To do
Repeat the data word for word. Do not include the pictures.

Recorded information
>> begin

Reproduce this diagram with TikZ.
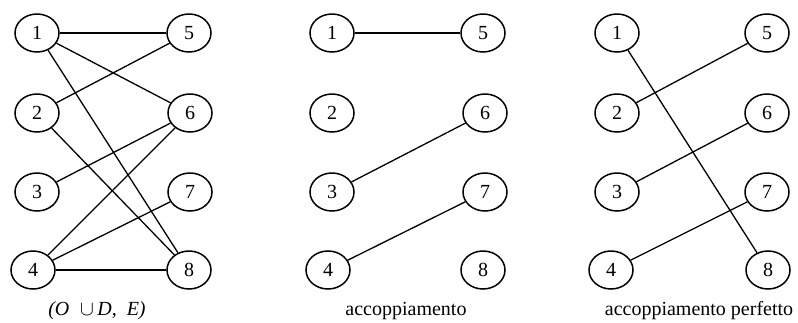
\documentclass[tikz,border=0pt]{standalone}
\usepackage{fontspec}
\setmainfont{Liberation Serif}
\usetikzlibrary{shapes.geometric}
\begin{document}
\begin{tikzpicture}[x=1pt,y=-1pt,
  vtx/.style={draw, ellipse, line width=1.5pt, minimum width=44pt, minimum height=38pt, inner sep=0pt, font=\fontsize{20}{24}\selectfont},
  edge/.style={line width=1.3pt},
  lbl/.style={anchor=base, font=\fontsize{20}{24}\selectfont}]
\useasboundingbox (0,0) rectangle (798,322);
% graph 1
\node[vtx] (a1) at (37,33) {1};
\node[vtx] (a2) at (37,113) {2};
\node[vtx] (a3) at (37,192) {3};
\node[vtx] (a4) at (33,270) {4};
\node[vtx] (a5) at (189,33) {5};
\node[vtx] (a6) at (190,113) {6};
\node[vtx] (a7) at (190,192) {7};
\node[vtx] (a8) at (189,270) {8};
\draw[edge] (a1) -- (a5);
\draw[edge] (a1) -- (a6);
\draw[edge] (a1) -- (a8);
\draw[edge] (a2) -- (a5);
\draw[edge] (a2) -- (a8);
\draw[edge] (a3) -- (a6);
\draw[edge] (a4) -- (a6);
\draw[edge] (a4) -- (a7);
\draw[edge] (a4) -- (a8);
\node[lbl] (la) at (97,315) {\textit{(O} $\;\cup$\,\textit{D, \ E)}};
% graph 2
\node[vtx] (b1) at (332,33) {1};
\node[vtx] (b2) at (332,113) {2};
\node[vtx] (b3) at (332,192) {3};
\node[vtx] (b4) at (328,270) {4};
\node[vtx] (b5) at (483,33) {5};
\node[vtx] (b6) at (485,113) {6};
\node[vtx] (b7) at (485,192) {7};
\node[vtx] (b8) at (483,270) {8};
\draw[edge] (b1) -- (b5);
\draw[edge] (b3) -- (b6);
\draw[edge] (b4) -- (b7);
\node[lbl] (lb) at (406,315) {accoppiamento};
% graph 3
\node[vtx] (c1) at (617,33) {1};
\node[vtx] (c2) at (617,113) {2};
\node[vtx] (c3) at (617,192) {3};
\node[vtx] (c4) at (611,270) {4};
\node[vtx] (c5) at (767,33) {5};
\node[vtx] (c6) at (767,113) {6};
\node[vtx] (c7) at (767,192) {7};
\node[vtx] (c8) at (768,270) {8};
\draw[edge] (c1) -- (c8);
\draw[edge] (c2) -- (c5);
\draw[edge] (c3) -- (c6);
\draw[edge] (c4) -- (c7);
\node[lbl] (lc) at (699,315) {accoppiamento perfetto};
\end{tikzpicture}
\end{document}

>> end

Answer below
Reproduce this diagram with TikZ.
\documentclass[tikz,border=0pt]{standalone}
\usepackage{fontspec}
\setmainfont{Liberation Serif}
\usetikzlibrary{shapes.geometric}
\begin{document}
\begin{tikzpicture}[x=1pt,y=-1pt,
  vtx/.style={draw, ellipse, line width=1.5pt, minimum width=44pt, minimum height=38pt, inner sep=0pt, font=\fontsize{20}{24}\selectfont},
  edge/.style={line width=1.3pt},
  lbl/.style={anchor=base, font=\fontsize{20}{24}\selectfont}]
\useasboundingbox (0,0) rectangle (798,322);
% graph 1
\node[vtx] (a1) at (37,33) {1};
\node[vtx] (a2) at (37,113) {2};
\node[vtx] (a3) at (37,192) {3};
\node[vtx] (a4) at (33,270) {4};
\node[vtx] (a5) at (189,33) {5};
\node[vtx] (a6) at (190,113) {6};
\node[vtx] (a7) at (190,192) {7};
\node[vtx] (a8) at (189,270) {8};
\draw[edge] (a1) -- (a5);
\draw[edge] (a1) -- (a6);
\draw[edge] (a1) -- (a8);
\draw[edge] (a2) -- (a5);
\draw[edge] (a2) -- (a8);
\draw[edge] (a3) -- (a6);
\draw[edge] (a4) -- (a6);
\draw[edge] (a4) -- (a7);
\draw[edge] (a4) -- (a8);
\node[lbl] (la) at (97,315) {\textit{(O} $\;\cup$\,\textit{D, \ E)}};
% graph 2
\node[vtx] (b1) at (332,33) {1};
\node[vtx] (b2) at (332,113) {2};
\node[vtx] (b3) at (332,192) {3};
\node[vtx] (b4) at (328,270) {4};
\node[vtx] (b5) at (483,33) {5};
\node[vtx] (b6) at (485,113) {6};
\node[vtx] (b7) at (485,192) {7};
\node[vtx] (b8) at (483,270) {8};
\draw[edge] (b1) -- (b5);
\draw[edge] (b3) -- (b6);
\draw[edge] (b4) -- (b7);
\node[lbl] (lb) at (406,315) {accoppiamento};
% graph 3
\node[vtx] (c1) at (617,33) {1};
\node[vtx] (c2) at (617,113) {2};
\node[vtx] (c3) at (617,192) {3};
\node[vtx] (c4) at (611,270) {4};
\node[vtx] (c5) at (767,33) {5};
\node[vtx] (c6) at (767,113) {6};
\node[vtx] (c7) at (767,192) {7};
\node[vtx] (c8) at (768,270) {8};
\draw[edge] (c1) -- (c8);
\draw[edge] (c2) -- (c5);
\draw[edge] (c3) -- (c6);
\draw[edge] (c4) -- (c7);
\node[lbl] (lc) at (699,315) {accoppiamento perfetto};
\end{tikzpicture}
\end{document}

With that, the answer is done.